Source records:

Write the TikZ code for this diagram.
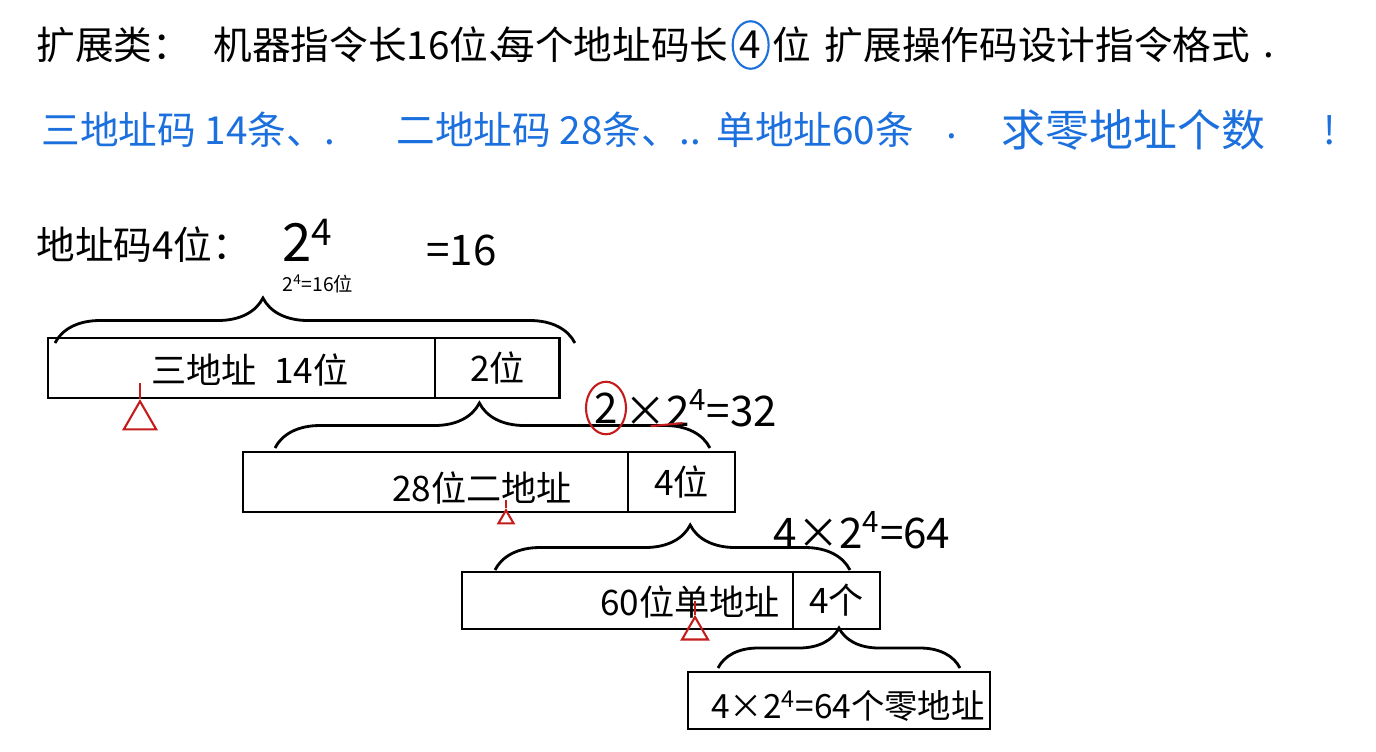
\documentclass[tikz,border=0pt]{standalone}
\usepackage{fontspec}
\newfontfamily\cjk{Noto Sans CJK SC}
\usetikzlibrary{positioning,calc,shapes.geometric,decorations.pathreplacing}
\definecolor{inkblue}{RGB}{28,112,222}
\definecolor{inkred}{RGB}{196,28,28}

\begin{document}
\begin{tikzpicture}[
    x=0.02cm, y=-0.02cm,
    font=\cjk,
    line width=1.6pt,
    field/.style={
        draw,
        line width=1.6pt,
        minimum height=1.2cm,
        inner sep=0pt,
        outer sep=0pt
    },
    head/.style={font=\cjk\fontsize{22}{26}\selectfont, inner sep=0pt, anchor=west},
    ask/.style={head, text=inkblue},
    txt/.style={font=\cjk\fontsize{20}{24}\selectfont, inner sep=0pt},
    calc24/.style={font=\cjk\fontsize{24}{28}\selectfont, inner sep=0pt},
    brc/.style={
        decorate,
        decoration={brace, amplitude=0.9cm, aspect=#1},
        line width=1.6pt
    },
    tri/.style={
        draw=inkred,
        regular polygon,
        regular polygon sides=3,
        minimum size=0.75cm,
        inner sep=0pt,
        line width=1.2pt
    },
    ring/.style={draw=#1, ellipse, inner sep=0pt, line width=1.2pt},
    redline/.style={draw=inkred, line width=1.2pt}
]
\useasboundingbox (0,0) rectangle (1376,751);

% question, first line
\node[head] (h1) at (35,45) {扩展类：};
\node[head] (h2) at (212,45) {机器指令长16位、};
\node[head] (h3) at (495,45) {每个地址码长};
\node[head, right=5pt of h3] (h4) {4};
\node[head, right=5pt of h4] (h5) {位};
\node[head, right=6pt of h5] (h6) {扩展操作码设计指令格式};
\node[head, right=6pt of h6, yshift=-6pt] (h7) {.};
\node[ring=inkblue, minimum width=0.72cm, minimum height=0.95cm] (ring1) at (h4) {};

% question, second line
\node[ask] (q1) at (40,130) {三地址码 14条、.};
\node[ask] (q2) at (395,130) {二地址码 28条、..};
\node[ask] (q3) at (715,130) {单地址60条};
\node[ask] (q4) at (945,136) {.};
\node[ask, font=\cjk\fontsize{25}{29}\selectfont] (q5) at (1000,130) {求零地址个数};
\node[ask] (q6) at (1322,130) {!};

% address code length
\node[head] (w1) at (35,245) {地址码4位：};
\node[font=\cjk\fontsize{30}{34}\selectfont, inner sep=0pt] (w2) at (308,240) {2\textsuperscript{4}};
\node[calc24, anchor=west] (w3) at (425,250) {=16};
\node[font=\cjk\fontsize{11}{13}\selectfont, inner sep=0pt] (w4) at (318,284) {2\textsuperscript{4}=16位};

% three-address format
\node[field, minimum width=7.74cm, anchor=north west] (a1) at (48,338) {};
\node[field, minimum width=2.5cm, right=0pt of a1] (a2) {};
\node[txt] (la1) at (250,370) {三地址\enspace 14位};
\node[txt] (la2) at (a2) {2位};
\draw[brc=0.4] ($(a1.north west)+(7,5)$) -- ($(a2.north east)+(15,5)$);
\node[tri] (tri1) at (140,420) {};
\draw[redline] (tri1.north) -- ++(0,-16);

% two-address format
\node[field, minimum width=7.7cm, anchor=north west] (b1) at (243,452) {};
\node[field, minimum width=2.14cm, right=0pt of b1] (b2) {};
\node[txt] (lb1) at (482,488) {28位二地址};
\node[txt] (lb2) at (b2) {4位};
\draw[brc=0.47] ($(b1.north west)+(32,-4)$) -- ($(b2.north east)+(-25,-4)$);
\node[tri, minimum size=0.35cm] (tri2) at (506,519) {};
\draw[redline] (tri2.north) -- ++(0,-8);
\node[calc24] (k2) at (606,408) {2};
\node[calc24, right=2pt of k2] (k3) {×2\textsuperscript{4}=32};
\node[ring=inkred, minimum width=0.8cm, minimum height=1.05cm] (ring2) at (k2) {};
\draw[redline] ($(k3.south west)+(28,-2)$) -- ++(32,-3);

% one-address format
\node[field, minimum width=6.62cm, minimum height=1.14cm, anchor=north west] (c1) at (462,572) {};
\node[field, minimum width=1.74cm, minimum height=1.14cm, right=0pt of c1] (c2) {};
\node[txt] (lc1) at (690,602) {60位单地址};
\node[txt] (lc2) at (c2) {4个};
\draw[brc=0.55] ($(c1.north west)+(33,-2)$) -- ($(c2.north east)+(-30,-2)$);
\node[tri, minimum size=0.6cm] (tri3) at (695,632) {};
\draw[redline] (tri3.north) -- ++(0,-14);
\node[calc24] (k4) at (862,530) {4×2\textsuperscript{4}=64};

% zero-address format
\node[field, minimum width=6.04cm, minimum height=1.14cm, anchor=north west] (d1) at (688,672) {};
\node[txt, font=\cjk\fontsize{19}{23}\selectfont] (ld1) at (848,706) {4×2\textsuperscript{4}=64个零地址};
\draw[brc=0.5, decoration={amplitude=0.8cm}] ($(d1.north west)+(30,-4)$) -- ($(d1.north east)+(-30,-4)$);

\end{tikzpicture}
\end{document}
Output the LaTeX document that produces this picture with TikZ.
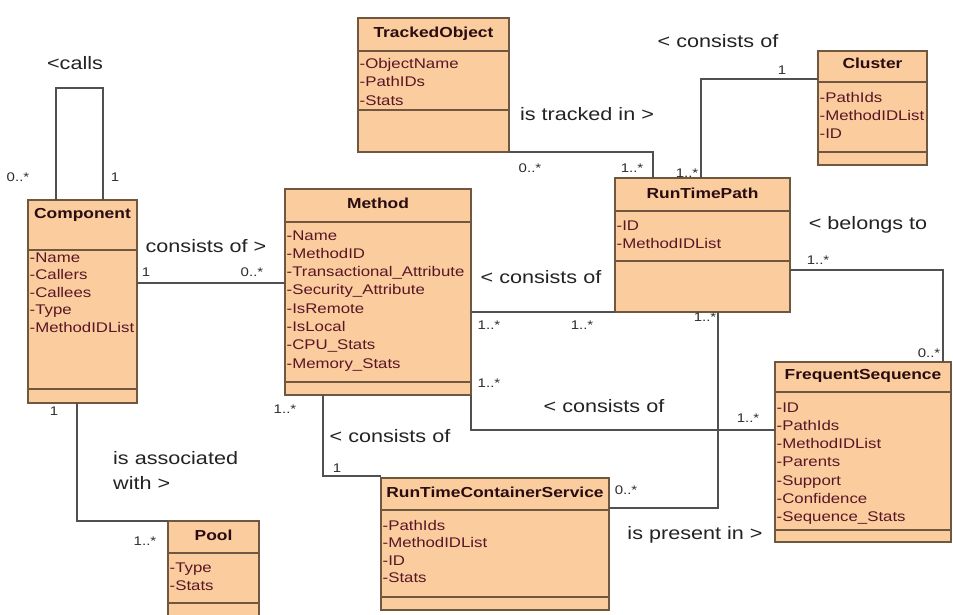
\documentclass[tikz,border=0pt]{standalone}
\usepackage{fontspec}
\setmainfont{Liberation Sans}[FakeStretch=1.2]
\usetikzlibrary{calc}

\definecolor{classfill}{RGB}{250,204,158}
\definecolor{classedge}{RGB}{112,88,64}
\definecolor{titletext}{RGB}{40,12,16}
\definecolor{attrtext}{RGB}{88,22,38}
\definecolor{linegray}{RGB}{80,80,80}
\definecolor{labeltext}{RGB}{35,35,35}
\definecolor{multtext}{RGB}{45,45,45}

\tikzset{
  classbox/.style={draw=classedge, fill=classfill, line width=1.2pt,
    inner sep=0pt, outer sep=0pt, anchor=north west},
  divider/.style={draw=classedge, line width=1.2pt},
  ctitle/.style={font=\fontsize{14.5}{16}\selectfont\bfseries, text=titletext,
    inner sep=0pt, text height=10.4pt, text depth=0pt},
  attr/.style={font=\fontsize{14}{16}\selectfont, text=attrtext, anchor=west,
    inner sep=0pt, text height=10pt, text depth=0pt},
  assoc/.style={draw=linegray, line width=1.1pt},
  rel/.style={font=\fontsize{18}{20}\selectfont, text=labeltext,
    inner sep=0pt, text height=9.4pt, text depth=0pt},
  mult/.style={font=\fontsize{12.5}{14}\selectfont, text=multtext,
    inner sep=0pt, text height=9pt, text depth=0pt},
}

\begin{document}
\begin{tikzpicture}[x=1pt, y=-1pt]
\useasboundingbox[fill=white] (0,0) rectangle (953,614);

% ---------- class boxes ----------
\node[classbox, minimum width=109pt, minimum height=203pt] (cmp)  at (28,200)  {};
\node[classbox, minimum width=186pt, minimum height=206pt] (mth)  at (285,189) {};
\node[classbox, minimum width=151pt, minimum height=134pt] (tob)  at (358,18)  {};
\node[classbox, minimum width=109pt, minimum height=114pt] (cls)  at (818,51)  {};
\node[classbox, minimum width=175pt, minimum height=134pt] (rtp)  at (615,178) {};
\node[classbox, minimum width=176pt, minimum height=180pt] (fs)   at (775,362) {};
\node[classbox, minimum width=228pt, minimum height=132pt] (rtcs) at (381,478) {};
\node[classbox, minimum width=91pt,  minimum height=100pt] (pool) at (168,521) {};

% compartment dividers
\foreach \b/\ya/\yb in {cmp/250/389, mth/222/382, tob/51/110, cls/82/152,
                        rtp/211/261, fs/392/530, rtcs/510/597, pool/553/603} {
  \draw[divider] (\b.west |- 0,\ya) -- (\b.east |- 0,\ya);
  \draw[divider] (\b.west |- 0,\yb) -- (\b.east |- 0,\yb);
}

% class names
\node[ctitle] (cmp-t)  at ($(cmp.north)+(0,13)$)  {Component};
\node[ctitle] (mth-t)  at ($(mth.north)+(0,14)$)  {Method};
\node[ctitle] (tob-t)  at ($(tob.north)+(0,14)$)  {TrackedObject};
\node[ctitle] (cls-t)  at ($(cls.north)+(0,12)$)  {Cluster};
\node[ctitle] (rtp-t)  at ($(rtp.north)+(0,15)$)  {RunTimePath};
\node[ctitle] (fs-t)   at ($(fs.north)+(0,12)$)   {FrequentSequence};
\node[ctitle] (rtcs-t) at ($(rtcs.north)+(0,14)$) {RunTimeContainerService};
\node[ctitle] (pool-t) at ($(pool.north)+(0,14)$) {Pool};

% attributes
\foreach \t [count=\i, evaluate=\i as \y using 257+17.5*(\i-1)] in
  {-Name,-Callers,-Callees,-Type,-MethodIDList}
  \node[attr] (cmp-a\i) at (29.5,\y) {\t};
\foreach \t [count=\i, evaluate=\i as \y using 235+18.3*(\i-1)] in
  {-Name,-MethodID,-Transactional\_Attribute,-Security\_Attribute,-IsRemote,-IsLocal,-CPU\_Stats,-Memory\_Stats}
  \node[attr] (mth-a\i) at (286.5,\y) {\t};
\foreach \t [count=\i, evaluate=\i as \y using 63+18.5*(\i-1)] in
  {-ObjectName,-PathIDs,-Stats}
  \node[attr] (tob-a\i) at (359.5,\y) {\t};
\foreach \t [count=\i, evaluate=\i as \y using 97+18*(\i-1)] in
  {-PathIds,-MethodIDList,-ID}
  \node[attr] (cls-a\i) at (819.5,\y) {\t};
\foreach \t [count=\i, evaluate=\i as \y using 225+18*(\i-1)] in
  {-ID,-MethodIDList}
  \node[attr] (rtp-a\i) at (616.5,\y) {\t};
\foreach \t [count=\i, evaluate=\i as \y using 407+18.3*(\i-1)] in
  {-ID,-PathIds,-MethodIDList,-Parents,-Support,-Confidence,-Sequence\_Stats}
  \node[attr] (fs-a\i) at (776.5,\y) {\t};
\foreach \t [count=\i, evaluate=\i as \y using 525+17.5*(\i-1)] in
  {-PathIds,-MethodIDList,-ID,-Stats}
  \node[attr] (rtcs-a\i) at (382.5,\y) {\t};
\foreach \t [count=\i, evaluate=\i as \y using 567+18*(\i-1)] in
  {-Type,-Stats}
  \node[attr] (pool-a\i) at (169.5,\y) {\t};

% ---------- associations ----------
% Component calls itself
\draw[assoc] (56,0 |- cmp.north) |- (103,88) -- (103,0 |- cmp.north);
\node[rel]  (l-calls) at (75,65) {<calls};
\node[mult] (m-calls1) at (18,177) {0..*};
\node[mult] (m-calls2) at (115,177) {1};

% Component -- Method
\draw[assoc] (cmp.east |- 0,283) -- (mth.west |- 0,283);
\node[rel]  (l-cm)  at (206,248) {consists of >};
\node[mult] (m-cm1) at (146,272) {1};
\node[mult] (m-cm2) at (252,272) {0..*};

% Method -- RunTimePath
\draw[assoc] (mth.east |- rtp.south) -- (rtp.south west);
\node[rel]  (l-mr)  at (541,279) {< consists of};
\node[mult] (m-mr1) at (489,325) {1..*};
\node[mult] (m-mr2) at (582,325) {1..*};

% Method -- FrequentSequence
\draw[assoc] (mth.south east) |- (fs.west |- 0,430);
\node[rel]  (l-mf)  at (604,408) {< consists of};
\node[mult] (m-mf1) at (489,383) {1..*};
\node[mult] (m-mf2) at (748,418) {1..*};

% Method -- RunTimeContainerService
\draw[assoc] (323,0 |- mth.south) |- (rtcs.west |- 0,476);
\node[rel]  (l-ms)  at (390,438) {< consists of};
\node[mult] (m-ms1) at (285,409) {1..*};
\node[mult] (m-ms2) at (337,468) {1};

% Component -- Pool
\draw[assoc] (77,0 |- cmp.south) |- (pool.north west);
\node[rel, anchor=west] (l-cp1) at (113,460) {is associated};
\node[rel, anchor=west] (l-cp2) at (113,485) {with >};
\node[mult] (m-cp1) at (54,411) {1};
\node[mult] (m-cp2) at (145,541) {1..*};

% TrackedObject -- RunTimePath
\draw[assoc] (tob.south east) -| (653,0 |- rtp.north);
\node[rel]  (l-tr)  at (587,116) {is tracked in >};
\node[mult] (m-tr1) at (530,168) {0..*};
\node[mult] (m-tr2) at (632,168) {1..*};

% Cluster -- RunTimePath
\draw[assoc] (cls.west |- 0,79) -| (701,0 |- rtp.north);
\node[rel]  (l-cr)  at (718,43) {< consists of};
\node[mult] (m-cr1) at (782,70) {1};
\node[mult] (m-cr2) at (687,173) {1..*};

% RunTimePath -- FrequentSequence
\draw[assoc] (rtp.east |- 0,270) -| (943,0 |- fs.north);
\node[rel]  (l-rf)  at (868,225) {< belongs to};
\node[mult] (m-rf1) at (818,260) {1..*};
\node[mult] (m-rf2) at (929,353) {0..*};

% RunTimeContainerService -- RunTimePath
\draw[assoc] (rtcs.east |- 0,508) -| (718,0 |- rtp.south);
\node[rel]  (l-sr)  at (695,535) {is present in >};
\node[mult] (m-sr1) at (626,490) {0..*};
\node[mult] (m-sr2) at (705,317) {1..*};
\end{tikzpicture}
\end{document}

**REQUIREMENTS:**
From the material above, copy each line that includes the word "code".

**RESPONSE FOR THIS EXERCISE:**
Write the TikZ code for this diagram.
% address code length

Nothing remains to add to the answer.